-- Begin Supplied information --

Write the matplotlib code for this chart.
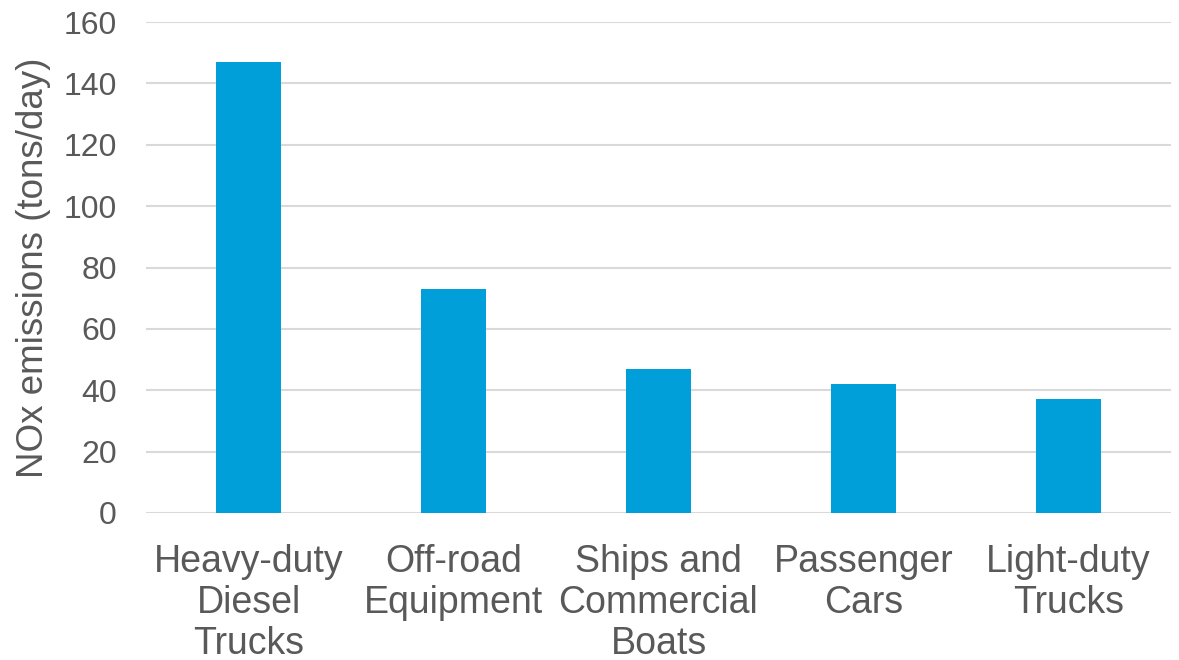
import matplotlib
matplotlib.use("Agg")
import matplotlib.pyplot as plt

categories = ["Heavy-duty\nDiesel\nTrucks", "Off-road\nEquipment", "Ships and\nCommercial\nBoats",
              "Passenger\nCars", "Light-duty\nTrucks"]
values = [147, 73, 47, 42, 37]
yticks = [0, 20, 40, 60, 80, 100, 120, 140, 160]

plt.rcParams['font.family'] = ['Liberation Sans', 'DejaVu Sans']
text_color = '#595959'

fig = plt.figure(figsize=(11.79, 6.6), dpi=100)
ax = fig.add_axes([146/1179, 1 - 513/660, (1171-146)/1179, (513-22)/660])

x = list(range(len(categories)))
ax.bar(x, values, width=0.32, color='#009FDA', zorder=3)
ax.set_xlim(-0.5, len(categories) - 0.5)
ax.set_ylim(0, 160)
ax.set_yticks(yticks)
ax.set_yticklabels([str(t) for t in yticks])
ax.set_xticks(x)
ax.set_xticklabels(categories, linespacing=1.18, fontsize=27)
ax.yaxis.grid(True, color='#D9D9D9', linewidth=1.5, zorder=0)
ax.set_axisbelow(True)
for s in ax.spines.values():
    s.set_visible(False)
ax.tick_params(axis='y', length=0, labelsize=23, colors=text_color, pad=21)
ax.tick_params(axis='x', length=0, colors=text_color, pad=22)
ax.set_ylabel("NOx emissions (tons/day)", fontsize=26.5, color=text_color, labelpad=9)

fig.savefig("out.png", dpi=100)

-- End Supplied information --

▸ **Task details**:
Skip every picture and transcribe the data above exactly.

▸ **Solution to the exercise**:
Write the matplotlib code for this chart.
import matplotlib
matplotlib.use("Agg")
import matplotlib.pyplot as plt

categories = ["Heavy-duty\nDiesel\nTrucks", "Off-road\nEquipment", "Ships and\nCommercial\nBoats",
              "Passenger\nCars", "Light-duty\nTrucks"]
values = [147, 73, 47, 42, 37]
yticks = [0, 20, 40, 60, 80, 100, 120, 140, 160]

plt.rcParams['font.family'] = ['Liberation Sans', 'DejaVu Sans']
text_color = '#595959'

fig = plt.figure(figsize=(11.79, 6.6), dpi=100)
ax = fig.add_axes([146/1179, 1 - 513/660, (1171-146)/1179, (513-22)/660])

x = list(range(len(categories)))
ax.bar(x, values, width=0.32, color='#009FDA', zorder=3)
ax.set_xlim(-0.5, len(categories) - 0.5)
ax.set_ylim(0, 160)
ax.set_yticks(yticks)
ax.set_yticklabels([str(t) for t in yticks])
ax.set_xticks(x)
ax.set_xticklabels(categories, linespacing=1.18, fontsize=27)
ax.yaxis.grid(True, color='#D9D9D9', linewidth=1.5, zorder=0)
ax.set_axisbelow(True)
for s in ax.spines.values():
    s.set_visible(False)
ax.tick_params(axis='y', length=0, labelsize=23, colors=text_color, pad=21)
ax.tick_params(axis='x', length=0, colors=text_color, pad=22)
ax.set_ylabel("NOx emissions (tons/day)", fontsize=26.5, color=text_color, labelpad=9)

fig.savefig("out.png", dpi=100)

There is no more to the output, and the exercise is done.